A recent study (last week) came out showing after three months it starts wearing and you need to get another vaccine. You will have different people at various levels of vaccines shots (1 to 3 and by Jan you could need a fourth). What being vaccinated means based on the number of shots and where you are in the wearoff cycle makes the vac vs unvac divided not based on reality. If you had one shot got a side effect and decided not to get the next shot where does that person fit?



This was rambly and trying to pull my point somewhere else but let's address.

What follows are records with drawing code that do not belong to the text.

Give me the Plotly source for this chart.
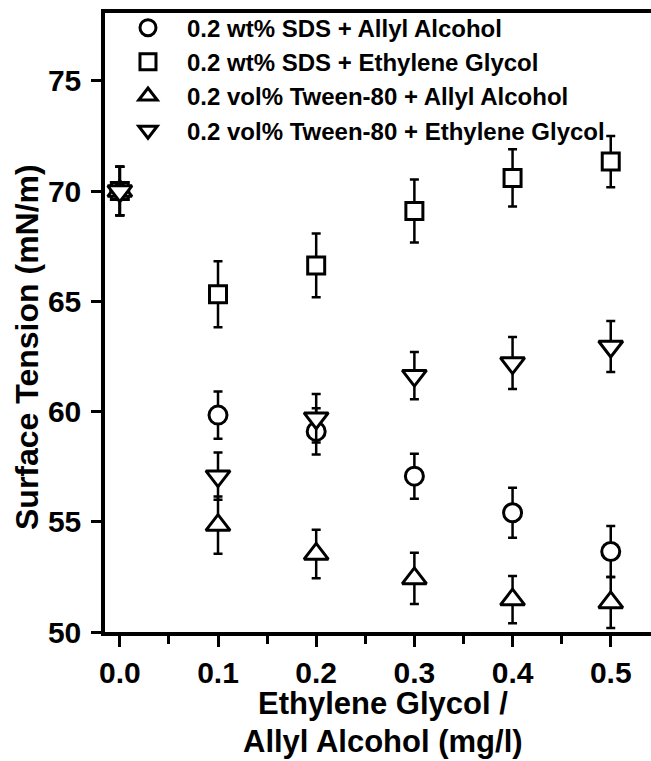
import plotly.graph_objects as go

x_vals = [0.0, 0.1, 0.2, 0.3, 0.4, 0.5]

sds_allyl = [70.0, 59.84, 59.1, 57.07, 55.41, 53.65]
sds_allyl_err = [1.1, 1.07, 1.05, 1.02, 1.13, 1.16]

sds_eg = [70.0, 65.32, 66.63, 69.1, 70.6, 71.34]
sds_eg_err = [1.1, 1.5, 1.45, 1.43, 1.3, 1.16]

tween_allyl = [70.0, 54.85, 53.54, 52.43, 51.47, 51.34]
tween_allyl_err = [1.1, 1.3, 1.1, 1.16, 1.07, 1.16]

tween_eg = [70.0, 57.07, 59.7, 61.63, 62.2, 62.95]
tween_eg_err = [1.1, 1.07, 1.1, 1.07, 1.18, 1.16]

series_names = [
    "0.2 wt% SDS + Allyl Alcohol",
    "0.2 wt% SDS + Ethylene Glycol",
    "0.2 vol% Tween-80 + Allyl Alcohol",
    "0.2 vol% Tween-80 + Ethylene Glycol",
]
y_ticks = [50, 55, 60, 65, 70, 75]
x_ticks = [0.0, 0.1, 0.2, 0.3, 0.4, 0.5]
x_ticklabels = ["0.0", "0.1", "0.2", "0.3", "0.4", "0.5"]

FONT = "Arial, Liberation Sans, sans-serif"

series = [
    (sds_allyl, sds_allyl_err, "circle", 18),
    (sds_eg, sds_eg_err, "square", 17),
    (tween_allyl, tween_allyl_err, "triangle-up", 21),
    (tween_eg, tween_eg_err, "triangle-down", 21),
]

fig = go.Figure()
for i, (yv, ev, sym, sz) in enumerate(series):
    fig.add_trace(go.Scatter(
        x=x_vals, y=yv, mode="markers", name=series_names[i],
        marker=dict(symbol=sym, size=sz, color="white",
                    line=dict(color="black", width=3)),
        error_y=dict(type="data", array=ev, visible=True,
                     color="black", thickness=2.5, width=4.5),
        cliponaxis=False,
    ))

fig.update_layout(
    width=651, height=761,
    margin=dict(l=105, r=0, t=13, b=129),
    paper_bgcolor="white", plot_bgcolor="white",
    font=dict(family=FONT, color="black", size=24, weight="bold"),
    showlegend=True,
    legend=dict(x=0.0073, y=1.012, xanchor="left", yanchor="top",
                bgcolor="rgba(0,0,0,0)", borderwidth=0,
                font=dict(family=FONT, size=24, color="black", weight="bold"),
                itemwidth=68, tracegroupgap=0),
    xaxis=dict(range=[-0.0151, 0.541], tickvals=x_ticks, ticktext=x_ticklabels,
               ticks="outside", ticklen=11, tickwidth=3, tickcolor="black",
               showline=True, linewidth=3.5, linecolor="black", mirror=True,
               showgrid=False, zeroline=False,
               tickfont=dict(family=FONT, size=30, weight="bold"),
               minor=dict(dtick=0.05, tick0=0.0, ticks="outside", ticklen=8,
                          tickwidth=3, tickcolor="black", showgrid=False)),
    yaxis=dict(range=[50, 78.08], tickvals=y_ticks,
               ticks="outside", ticklen=10, tickwidth=3, tickcolor="black",
               showline=True, linewidth=3.5, linecolor="black",
               showgrid=False, zeroline=False, ticklabelstandoff=4,
               tickfont=dict(family=FONT, size=30, weight="bold")),
    annotations=[
        dict(text="Ethylene Glycol /", xref="paper", yref="paper",
             x=0.509, y=-0.1163, xanchor="center", yanchor="middle",
             showarrow=False, font=dict(family=FONT, size=31, weight="bold")),
        dict(text="Allyl Alcohol (mg/l)", xref="paper", yref="paper",
             x=0.509, y=-0.1777, xanchor="center", yanchor="middle",
             showarrow=False, font=dict(family=FONT, size=31, weight="bold")),
        dict(text="Surface Tension (mN/m)", xref="paper", yref="paper",
             x=-0.1429, y=0.4604, xanchor="center", yanchor="middle",
             textangle=-90, showarrow=False,
             font=dict(family=FONT, size=32, weight="bold")),
    ],
)

fig.write_html("out.html")
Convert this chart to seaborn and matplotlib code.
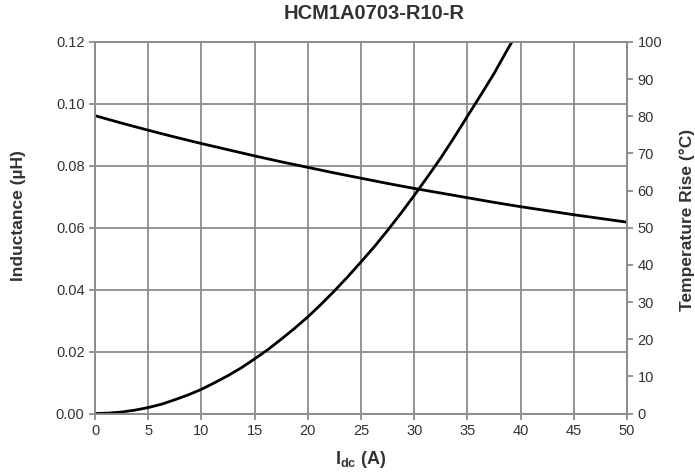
import numpy as np
import pandas as pd
import matplotlib
matplotlib.use("Agg")
import matplotlib.pyplot as plt
import seaborn as sns

# Data
current_a = [0, 2.5, 5, 7.5, 10, 12.5, 15, 17.5, 20, 22.5, 25,
             27.5, 30, 32.5, 35, 37.5, 40, 42.5, 45, 47.5, 50]
inductance_uh = [0.0962, 0.0938, 0.0915, 0.0893, 0.0872, 0.0852, 0.0832,
                 0.0813, 0.0795, 0.0777, 0.0760, 0.0743, 0.0727, 0.0712,
                 0.0697, 0.0682, 0.0668, 0.0655, 0.0642, 0.0630, 0.0618]
temp_current_a = [0, 1.25, 2.5, 3.75, 5, 6.25, 7.5, 8.75, 10, 11.25, 12.5,
                  13.75, 15, 16.25, 17.5, 18.75, 20, 21.25, 22.5, 23.75, 25,
                  26.25, 27.5, 28.75, 30, 31.25, 32.5, 33.75, 35, 36.25,
                  37.5, 38.75, 40]
temp_rise_c = [0, 0.1, 0.4, 0.9, 1.6, 2.5, 3.7, 5.0, 6.5, 8.3, 10.2,
               12.3, 14.7, 17.2, 20.0, 22.9, 26.0, 29.4, 33.0, 36.8, 40.8,
               44.9, 49.3, 53.9, 58.7, 63.7, 68.8, 74.3, 80.0, 85.7,
               91.5, 97.9, 104.0]

df_l = pd.DataFrame({'I': current_a, 'L': inductance_uh})
df_t = pd.DataFrame({'I': temp_current_a, 'T': temp_rise_c})

sns.set_style('white')
plt.rcParams['font.family'] = ['Liberation Sans', 'DejaVu Sans']
plt.rcParams['mathtext.fontset'] = 'custom'
plt.rcParams['mathtext.rm'] = 'Liberation Sans:bold'
plt.rcParams['mathtext.it'] = 'Liberation Sans:bold'
plt.rcParams['mathtext.bf'] = 'Liberation Sans:bold'

grid_col = '#8c8c8c'
text_col = '#333333'

fig = plt.figure(figsize=(6.95, 4.76), dpi=100)
ax = fig.add_axes([0.1367, 0.1313, 0.7655, 0.7805])
ax2 = ax.twinx()

sns.lineplot(data=df_l, x='I', y='L', ax=ax, color='black', lw=2.0,
             estimator=None, sort=False)
sns.lineplot(data=df_t, x='I', y='T', ax=ax2, color='black', lw=2.0,
             estimator=None, sort=False)

ax.set_xlim(0, 50)
ax.set_ylim(0, 0.12)
ax2.set_ylim(0, 100)
ax.set_xticks(np.arange(0, 51, 5))
ax.set_yticks(np.arange(0, 0.121, 0.02))
ax.set_yticklabels([f'{v:.2f}' for v in np.arange(0, 0.121, 0.02)])
ax2.set_yticks(np.arange(0, 101, 10))

ax.grid(True, color=grid_col, lw=1.3)
ax.set_axisbelow(True)
ax2.grid(False)

for a in (ax, ax2):
    for s in a.spines.values():
        s.set_color(grid_col)
        s.set_linewidth(1.3)
    a.tick_params(colors=grid_col, labelcolor=text_col, labelsize=10.5,
                  length=4.5, width=1.3, pad=3)
ax.tick_params(axis='both', direction='out', left=True, bottom=True)
ax2.tick_params(axis='y', direction='out', right=True)

ax.set_xlabel(r'I$_{dc}$ (A)', fontsize=13, fontweight='bold', color=text_col)
ax.set_ylabel('Inductance (µH)', fontsize=12.5, fontweight='bold',
              color=text_col)
ax2.set_ylabel('Temperature Rise (°C)', fontsize=12.5, fontweight='bold',
               color=text_col)
ax.xaxis.set_label_coords(0.499, -0.125)
ax.yaxis.set_label_coords(-0.143, 0.532)
ax2.yaxis.set_label_coords(1.113, 0.521)
for lab in (ax.xaxis.label, ax.yaxis.label, ax2.yaxis.label):
    lab.set_va('center')

fig.text(0.539, 0.971, 'HCM1A0703-R10-R', fontsize=14.5, fontweight='bold',
         color=text_col, ha='center', va='center')

fig.savefig('out.png', dpi=100)
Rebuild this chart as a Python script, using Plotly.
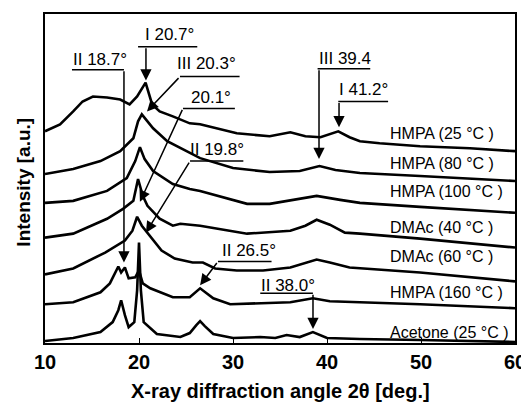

The two groups(Those opposed to vaccination due to potential long term effects and those in favor of vaccination immediately) cannot come to a meeting of the minds. Both sides see a potential existential threat that they're prioritizing that makes them diametrically opposed to the other point of view ("if you don't get the vaccine today you're actively spreading the plague" vs "if I get the shot, my blood will clot and I'll be sterile"). The truth is somewhere in the middle.

The whole issue with vaccination is that of threat perception. Everyone is building hypothetical models for the future based, mostly, on personal feeling and enough data points from experts to justify that feeling.

Again: There are a number of people who feel that the threat of the virus is less than the threat of the vaccine and are thus using whatever means presently available to them to justify to others why they believe that, just as there are people who feel that the virus is a greater threat than the cure.


"data points from experts to justify that feeling"

I think that statement captures the divide. The belief that the experts have been shutdown in favour of topdown policies means trusting a select few experts who have used top down politices to shutting down discussion and threaten careers for those who do not tow the line. How do you get past that one side has total faith in the current crop of acceptable experts and the other sees them acting in favour of someone else's agenda thus has little faith in those experts.


You don't.

Which is why I said that you can't bridge this gap. This is the point where "polite discourse" to try and convince people ends. There's no conversation to be had to convince someone to get the vaccine if they're in this line of thought, you can only mandate it with some sort of penalty in place for non-compliance. They are aware that there is a risk in existing unvaccinated, but they see a larger risk elsewhere in the potential side effects.

How do you convince someone something will or won't happen in the future when it represents an idea completely contrary to their worldview? I don't know, and if I did I'd be too rich to post on HN.